Customer Reviews:
baudrillard hurts more than helps March 3, 2008 Delahay's photographs are some of the most mysterious and thought-provoking portraits i have ever seen. There is no doubt, moreover, that Baudrillard belongs here in some manner, but his essay seeks to demystify the thematic mechanisms at work in Delahaye's series and actually works to shape the way we see these pieces. I am completely on board with his ideas with regards to these photographs, but i am not sure if his writing belongs in this book. These pictures need to remain mysterious and should withhold information just as much as Delahaye's subjects.

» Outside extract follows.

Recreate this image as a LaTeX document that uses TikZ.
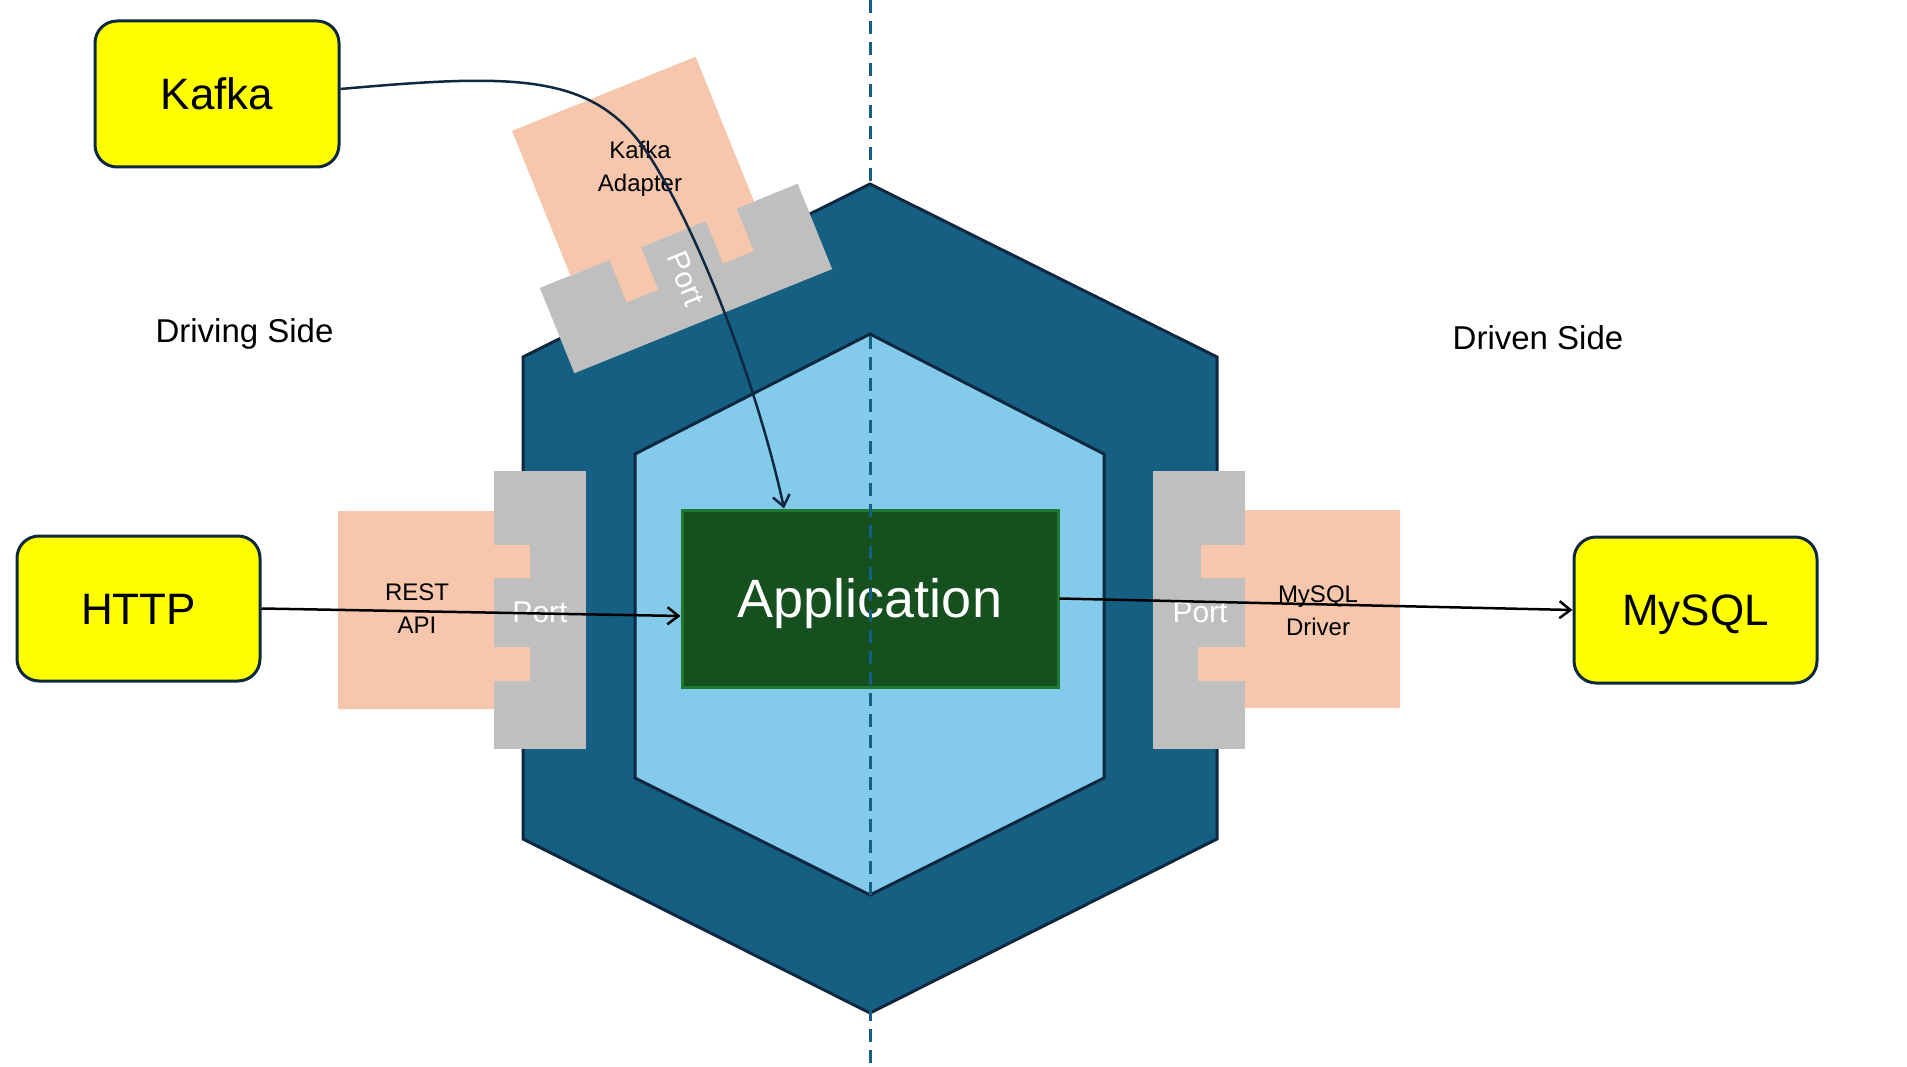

courageous, singular book July 23, 2006 as has been stated, this is a collection of surreptitious portraits, purely candid close-up photographs of subway riders in the paris metro (where it is illegal to photograph, incidentally) and it is by a photographer who should be known by any student or fan of comtemporary photography.
A fascinating book September 10, 1999 5 out of 6 found this review helpful
Delahaye surreptitiously shot passengers on the Paris metro. His black and white full bleed shots reveal the interior blankness of everyday life distracted, preoccupied, faces staring inwardly, anxious, close-lipped that Baudrillard characterises as "absent from their lives, raised to the tragic impersonal figuration of their destiny". A mute drama.
A radical concept, a very impressive book. August 23, 1999 2 out of 4 found this review helpful
For two years, the author photographed passengers in the Paris metro with a hidden camera. The result is this simple collection of vertical, black and white portraits. Never before such a level of truth was reached in portrait photography.
An interesting idea, but not necessarily for a book July 16, 1999 4 out of 6 found this review helpful
Luc Delahaye is a Magnum photojournalist who has made some amazing reportages from the world's war zones over the last decade. L'Autre however, is not a book of these photographs. Between 1995 and 1997 Delahaye took photographs of passengers on the Paris Metro with a hidden camera. The close-up vertical portraits show people of all different ages and races staring off into space in typical subway fashion. The book closely resembles fellow Magnum photographer Gilles Peress' 1995 book The Silence in design, and besides this interesting design I do not think the book is too incredible. The photographs did not need to be put in a book.